Mobile County Circuit Judge James Patterson has reportedly apologized to Alabama Gov. Kay Ivey for referring to the head of state as “Gov. MeMaw” in an official court order signed April 10 of this year.
Ivey spokeswoman Gina Maiola confirmed in an email that Patterson had apologized and the governor had accepted his apology. Patterson did not immediately return a call seeking comment for this story.
The term was written in an order by the Republican judge explaining to parties in a civil case before his court why he had canceled Zoom hearings during the ongoing COVID-19 pandemic.
“Based on the governor’s stay-at-home order of 4/3/2020, which came out several days after I had set the (Z)oom hearing on 3/31/2020, this court was of the opinion that it better not even hold virtual hearings because that may require someone (staff person/IT person/lawyer who doesn’t have access to the technology?) to leave home and violate Gov. MeMaw’s order,” Patterson wrote in the April 10 order. “Therefore, I have canceled all (Z)oom hearings I had set ….”

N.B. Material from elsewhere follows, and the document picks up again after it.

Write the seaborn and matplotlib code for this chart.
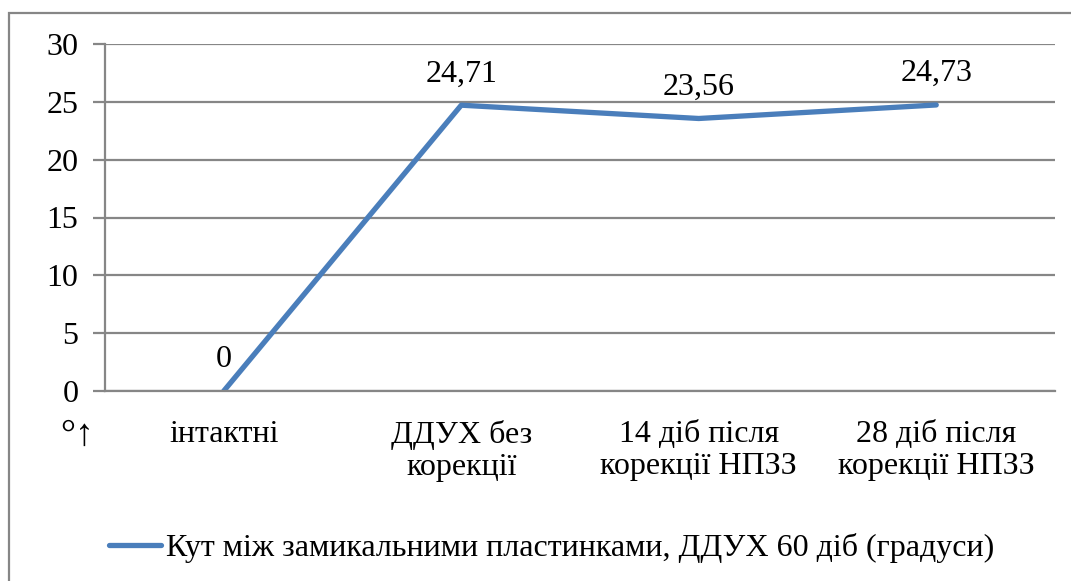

This is not the first time Patterson’s conduct from the bench has raised eyebrows. Just this year, Patterson has had two of his decisions overturned by the Alabama Supreme Court over the course of weeks in June.
As Lagniappe has previously reported, Patterson had a ruling overturned after the justices in the state’s highest court found he “illegally detained” a murder suspect for several months in 2019 after he revoked the defendant’s bail without sufficient cause.
About a week later on June 17, Lagniappe reported the Supreme Court ordered Patterson to reinstate a guilty plea he had previously tossed.
In 2018, the state challenged a Patterson order that would have required Mobile County Circuit Clerk Jojo Schwarzauer to withhold a portion of county court fees directed to state coffers. The Supreme Court got involved in that case and issued a stay, meaning none of the funds were actually withheld.
Last year Patterson also apologized publicly for asking potential jurors if they all spoke “Engrish,” affecting a caricature of an Asian accent that offended some in the courtroom.